PHECT: A lightweight computation tool for pulsar halo emission

TL;DR

The paper tackles modeling gamma-ray halos around pulsars to probe small-scale Galactic CR propagation. It introduces PHECT, a lightweight C-based tool with YAML configuration that supports multiple transport models beyond standard diffusion and uses stable finite-volume discretization. The authors validate PHECT against standard diffusion and external benchmarks, demonstrate its outputs (SB profiles/maps, spectra, and electron densities), and discuss its readiness for upcoming high-precision halo data.
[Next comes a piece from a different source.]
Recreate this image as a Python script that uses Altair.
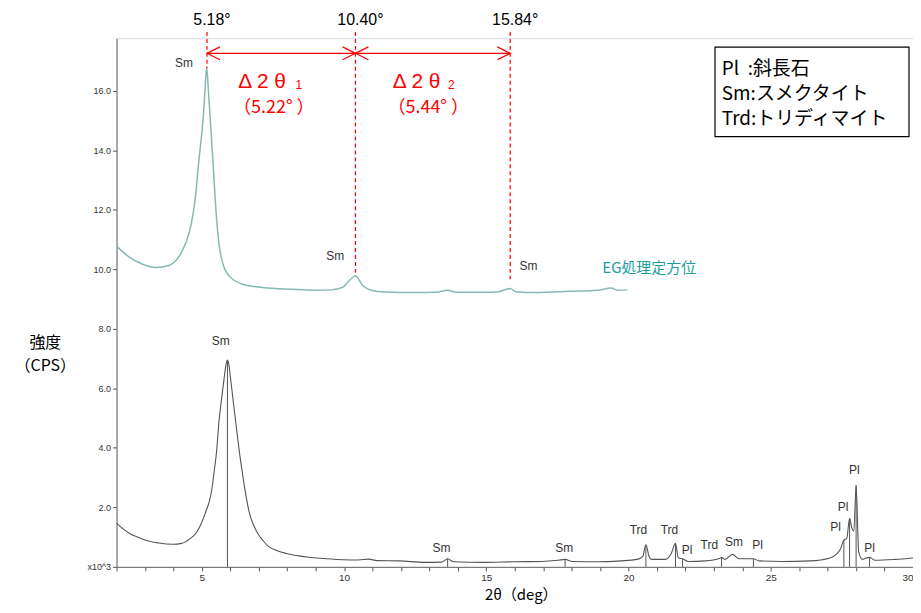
import altair as alt
import pandas as pd

# ---- untreated (oriented) pattern, lower trace ----
raw_x = [2.0, 2.2, 2.46, 2.8, 3.0, 3.49, 3.99, 4.29, 4.59, 4.75, 4.9, 5.02, 5.14, 5.26,
         5.35, 5.43, 5.52, 5.6, 5.7, 5.78, 5.85, 5.9, 5.95, 6.01, 6.1, 6.19, 6.3, 6.42,
         6.54, 6.66, 6.82, 7.0, 7.17, 7.35, 7.6, 7.97, 8.4, 8.77, 9.3, 9.96, 10.5, 10.86,
         11.16, 11.95, 12.85, 13.44, 13.64, 13.84, 14.94, 15.93, 16.93, 17.52, 17.77,
         18.02, 18.92, 19.71, 20.31, 20.5, 20.61, 20.72, 20.81, 21.3, 21.5, 21.65, 21.75,
         21.9, 22.1, 22.7, 23.2, 23.27, 23.39, 23.65, 23.89, 24.39, 24.59, 25.38, 26.38,
         27.08, 27.3, 27.45, 27.57, 27.67, 27.77, 27.85, 27.92, 28.0, 28.09, 28.22, 28.47,
         28.67, 29.37, 30.0]
raw_y = [1.47, 1.3, 1.12, 0.98, 0.9, 0.8, 0.76, 0.79, 0.95, 1.08, 1.3, 1.55, 1.86, 2.19,
         2.6, 3.19, 3.9, 4.87, 5.7, 6.32, 6.8, 6.95, 6.8, 6.32, 5.6, 4.87, 4.0, 3.19,
         2.45, 1.86, 1.4, 1.07, 0.86, 0.68, 0.56, 0.45, 0.37, 0.32, 0.28, 0.24, 0.23, 0.26,
         0.21, 0.2, 0.15, 0.16, 0.27, 0.17, 0.15, 0.17, 0.18, 0.22, 0.25,
         0.18, 0.17, 0.2, 0.25, 0.35, 0.74, 0.35, 0.25, 0.25, 0.45, 0.79, 0.3,
         0.27, 0.18, 0.2, 0.28, 0.32, 0.25, 0.42, 0.27, 0.27, 0.2, 0.18, 0.2,
         0.3, 0.42, 0.6, 0.9, 0.95, 1.63, 1.3, 1.2, 2.74, 0.5, 0.25, 0.32,
         0.22, 0.25, 0.3]

# ---- EG treated (oriented) pattern, upper trace ----
eg_x = [2.0, 2.46, 2.92, 3.39, 3.86, 4.21, 4.44, 4.61, 4.75, 4.9, 5.05, 5.11, 5.17, 5.23,
        5.29, 5.4, 5.51, 5.67, 5.96, 6.43, 7.13, 8.18, 8.97, 9.56, 9.96, 10.16, 10.4,
        10.66, 10.96, 11.45, 12.45, 13.24, 13.64, 13.94, 14.94, 15.43, 15.84, 16.03,
        16.73, 17.92, 18.92, 19.4, 19.61, 19.96]
eg_y = [10.78, 10.4, 10.17, 10.06, 10.14, 10.45, 10.9, 11.45, 12.24, 13.7, 15.14, 16.0,
        16.8, 16.0, 15.14, 13.46, 11.79, 10.45, 9.78, 9.5, 9.39, 9.33, 9.3, 9.31, 9.4, 9.6,
        9.78, 9.45, 9.3, 9.24, 9.22, 9.23, 9.3, 9.23, 9.23, 9.25, 9.36, 9.25,
        9.22, 9.26, 9.3, 9.37, 9.3, 9.31]

# peak marker lines on the lower trace
peak_x = [5.9, 13.64, 17.77, 20.61, 21.65, 21.9, 23.27, 24.39, 27.57, 27.77, 28.0, 28.47]
peak_y = [6.95, 0.27, 0.25, 0.74, 0.79, 0.27, 0.32, 0.27, 0.9, 1.63, 2.74, 0.32]

# mineral labels
lab_text = ["Sm", "Sm", "Sm",
            "Sm", "Sm", "Sm", "Trd", "Trd", "Pl", "Trd", "Sm", "Pl", "Pl", "Pl", "Pl", "Pl"]
lab_x = [4.37, 9.69, 16.48,
         5.66, 13.42, 17.74, 20.35, 21.44, 22.06, 22.84, 23.71, 24.54, 27.28, 27.54, 27.94, 28.47]
lab_y = [16.93, 10.45, 10.11,
         7.6, 0.63, 0.63, 1.24, 1.24, 0.55, 0.74, 0.83, 0.74, 1.35, 2.02, 3.25, 0.63]

# d-spacing annotation (EG peaks)
mark_pos = [5.18, 10.40, 15.84]
mark_text = ["5.18°", "10.40°", "15.84°"]
mark_bottom = [16.77, 9.78, 9.67]
arrow_from = [5.18, 10.40]
arrow_to = [10.40, 15.84]
delta_text = ["Δ 2 θ", "Δ 2 θ"]
delta_x = [7.12, 12.55]
sub_text = ["1", "2"]
sub_x = [8.41, 13.77]
diff_text = ["（5.22° ）", "（5.44° ）"]
diff_x = [7.53, 12.96]

legend_lines = ["Pl\u00a0\u00a0:斜長石", "Sm:スメクタイト", "Trd:トリディマイト"]
legend_y = [16.53, 15.69, 14.86]

RED = "#ff0000"
TEAL = "#1a9e9e"
LAT = "Liberation Sans"
JP = "Noto Sans CJK JP"

xs = alt.Scale(domain=[2, 30], nice=False, zero=False)
ys = alt.Scale(domain=[0, 17.77], nice=False, zero=False)

xaxis = alt.Axis(
    values=list(range(2, 31)),
    labelExpr="datum.value % 5 == 0 && datum.value > 2 ? datum.value : ''",
    grid=False, tickSize=4, tickColor="#555", domainColor="#666",
    labelFont=LAT, labelFontSize=10, labelColor="#333", labelPadding=2,
    title="2θ（deg）", titleFont=JP, titleFontSize=15, titleFontWeight="normal",
    titleColor="#000", titleAlign="center", titleBaseline="alphabetic",
    titleX=406, titleY=33,
)
yaxis = alt.Axis(
    values=[0, 2, 4, 6, 8, 10, 12, 14, 16],
    labelExpr="datum.value == 0 ? 'x10^3' : format(datum.value, '.1f')",
    grid=False, tickSize=4, tickColor="#555", domainColor="#666",
    labelFont=LAT, labelFontSize=9, labelColor="#333", labelPadding=2,
    title=["強度", "（CPS）"], titleFont=JP, titleFontSize=16, titleFontWeight="normal",
    titleColor="#000", titleAngle=0, titleAlign="center", titleBaseline="alphabetic",
    titleX=-72, titleY=311, titleLineHeight=23,
)


def X(f="x"):
    return alt.X(f"{f}:Q", scale=xs, axis=xaxis)


def Y(f="y"):
    return alt.Y(f"{f}:Q", scale=ys, axis=yaxis)


raw_df = pd.DataFrame({"x": raw_x, "y": raw_y})
eg_df = pd.DataFrame({"x": eg_x, "y": eg_y})
peak_df = pd.DataFrame({"x": peak_x, "y": peak_y, "y0": [0.0] * len(peak_x)})
lab_df = pd.DataFrame({"x": lab_x, "y": lab_y, "t": lab_text})
mark_df = pd.DataFrame({"x": mark_pos, "y": [17.98] * 3, "y0": mark_bottom, "t": mark_text,
                        "ylab": [18.37] * 3})
arrow_df = pd.DataFrame({"x": arrow_from, "x2": arrow_to, "y": [17.26] * 2})
delta_df = pd.DataFrame({"x": delta_x, "y": [16.3] * 2, "t": delta_text})
sub_df = pd.DataFrame({"x": sub_x, "y": [16.2] * 2, "t": sub_text})
diff_df = pd.DataFrame({"x": diff_x, "y": [15.42] * 2, "t": diff_text})
box_df = pd.DataFrame({"x": [23.04], "x2": [29.86], "y": [17.47], "y2": [14.46]})
legend_df = pd.DataFrame({"x": [23.28] * 3, "y": legend_y, "t": legend_lines})
eg_lab_df = pd.DataFrame({"x": [19.08], "y": [10.04], "t": ["EG処理定方位"]})

eg_line = alt.Chart(eg_df).mark_line(color="#86b8b4", strokeWidth=1.5,
                                     interpolate="monotone").encode(x=X(), y=Y())
raw_line = alt.Chart(raw_df).mark_line(color="#555555", strokeWidth=1.1,
                                       interpolate="monotone").encode(x=X(), y=Y())
peaks = alt.Chart(peak_df).mark_rule(color="#555555", strokeWidth=1).encode(
    x=X(), y=Y(), y2=alt.Y2("y0:Q"))
labels = alt.Chart(lab_df).mark_text(font=LAT, fontSize=12, color="#333333",
                                     baseline="middle", align="center").encode(
    x=X(), y=Y(), text="t:N")

dash = alt.Chart(mark_df).mark_rule(color=RED, strokeDash=[4, 3], strokeWidth=1.2).encode(
    x=X(), y=Y(), y2=alt.Y2("y0:Q"))
mark_lab = alt.Chart(mark_df).mark_text(font=LAT, fontSize=16, color="#000",
                                        baseline="middle", align="center", dx=5).encode(
    x=X(), y=alt.Y("ylab:Q", scale=ys, axis=yaxis), text="t:N")
shafts = alt.Chart(arrow_df).mark_rule(color=RED, strokeWidth=1.2).encode(
    x=X(), x2=alt.X2("x2:Q"), y=Y())
head_l = alt.Chart(arrow_df).mark_point(
    shape="M 1 -0.5 L 0 0 L 1 0.5", filled=False, color=RED, size=676, strokeWidth=1.2,
    opacity=1).encode(x=X(), y=Y())
head_r = alt.Chart(arrow_df).mark_point(
    shape="M -1 -0.5 L 0 0 L -1 0.5", filled=False, color=RED, size=676, strokeWidth=1.2,
    opacity=1).encode(x=alt.X("x2:Q", scale=xs, axis=xaxis), y=Y())
delta = alt.Chart(delta_df).mark_text(font=LAT, fontSize=21, color=RED,
                                      baseline="middle", align="center").encode(
    x=X(), y=Y(), text="t:N")
sub = alt.Chart(sub_df).mark_text(font=LAT, fontSize=12, color=RED,
                                  baseline="middle", align="center").encode(
    x=X(), y=Y(), text="t:N")
diff = alt.Chart(diff_df).mark_text(font=JP, fontSize=18, color=RED,
                                    baseline="middle", align="center").encode(
    x=X(), y=Y(), text="t:N")

box = alt.Chart(box_df).mark_rect(fill="white", stroke="#000", strokeWidth=1.2).encode(
    x=X(), x2=alt.X2("x2:Q"), y=Y(), y2=alt.Y2("y2:Q"))
legend_txt = alt.Chart(legend_df).mark_text(font=JP, fontSize=19, color="#000",
                                            baseline="alphabetic", align="left").encode(
    x=X(), y=Y(), text="t:N")
eg_lab = alt.Chart(eg_lab_df).mark_text(font=JP, fontSize=15, color=TEAL,
                                        baseline="middle", align="left").encode(
    x=X(), y=Y(), text="t:N")

chart = alt.layer(
    eg_line, raw_line, peaks, labels, dash, mark_lab, shafts, head_l, head_r,
    delta, sub, diff, box, legend_txt, eg_lab,
).properties(
    width=800, height=531,
    autosize=alt.AutoSizeParams(type="none"),
    padding={"left": 109, "top": 29, "right": 0, "bottom": 37},
).configure_view(stroke="#999999", strokeWidth=1.2).configure(background="white")

chart.save("out.html", embed_options={"renderer": "svg", "actions": False})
The work enables self-consistent, model-driven comparisons and lays out a path for incorporating additional physics like pulsar motion and synchrotron emission, enhancing interpretability of pulsar halos as CR probes.

Abstract

$γ$-ray pulsar halos, most likely formed by inverse Compton scattering of electrons and positrons propagating in the pulsar-surrounding interstellar medium with background photons, serve as an ideal probe for Galactic cosmic-ray propagation on small scales (typically tens of parsecs). While the associated electron and positron propagation is often modeled using homogeneous and isotropic diffusion, termed here as standard diffusion, the actual transport process is expected to be more complex. This work introduces the Pulsar Halo Emission Computation Tool (PHECT), a lightweight software designed for modeling pulsar halo emission. PHECT incorporates multiple transport models extending beyond standard diffusion, accounting for different possible origins of pulsar halos. Users can conduct necessary computations simply by configuring a YAML file without manual code edits. Furthermore, the tool adopts finite-volume discretizations that remain stable on non-uniform grids and in the presence of discontinuous diffusion coefficients. PHECT is ready for the increasingly precise observational data and the rapidly growing sample of pulsar halos.

Figures (10)

• Figure 1: Schematic illustrations of two of the possible slow-diffusion interpretations. The star symbols denote the current position of the pulsar. Left: SNR-induced model. The slow diffusion originates from a strong turbulence region (blue area) generated by the associated SNR or the progenitor stellar wind of the pulsar. The small green parabolic zone near the pulsar schematically represents the bow-shock PWN. $D_\mathrm{in}$ and $D_\mathrm{out}$ are the diffusion coefficients inside and outside the SNR, respectively. Right: Anisotropic diffusion model. The apparent slow diffusion results from the projection effects of anisotropic diffusion. The blue region illustrates the asymmetric electron distribution due to anisotropic diffusion conditions. $D_{zz}$ and $D_{rr}$ are the diffusion coefficients parallel and perpendicular to the mean magnetic field around the pulsar, respectively.
• Figure 2: One-dimensional $\gamma$SB of the Geminga halo computed by the standard diffusion (StdDiff_N) and superdiffusion (Super_A) models, in comparison with the HAWC data Abeysekara:2017old. The parameters used are the default settings in param_config.yaml, with the following exceptions: D0=4.1e27 and eta=0.049 for the StdDiff_N model; alpha=1.6, D0=1.5e20, and eta=0.070 for the Super_A model.
• Figure 3: Two-dimensional $\gamma$SB of the Geminga halo predicted by models SNR2Z_N (left) and Aniso_N (right). The parameters used are the default settings in param_config.yaml, with the following exceptions: PHI=270 for the SNR2Z_N model (indicating the pulsar motion is horizontally to the right); z_ref=300 for the Aniso_N model.
• Figure 4: Average of $\gamma$SB over different azimuthal intervals for models SNR2Z_N (left) and Aniso_N (right). The parameters used are identical to those in Fig. \ref{['fig:map']}.
• Figure 5: $\gamma$-ray spectra of the Geminga halo within $10^\circ$ around the pulsar computed using the StdDiff_N and 2Zone_N models, in comparison with the HAWC data. For the StdDiff_N model: $\texttt{eta=0.06}$, $\texttt{Ec=165}$, and $\texttt{D0=4.5e27}$. For the 2Zone_N model: $\texttt{eta=0.09}$, $\texttt{Ec=125}$, $\texttt{D0=7e27}$, and $\texttt{r\_2z=35}$, where the last two parameters are suggested by Ref. Fang:2023xla. Other parameters are set to their default values.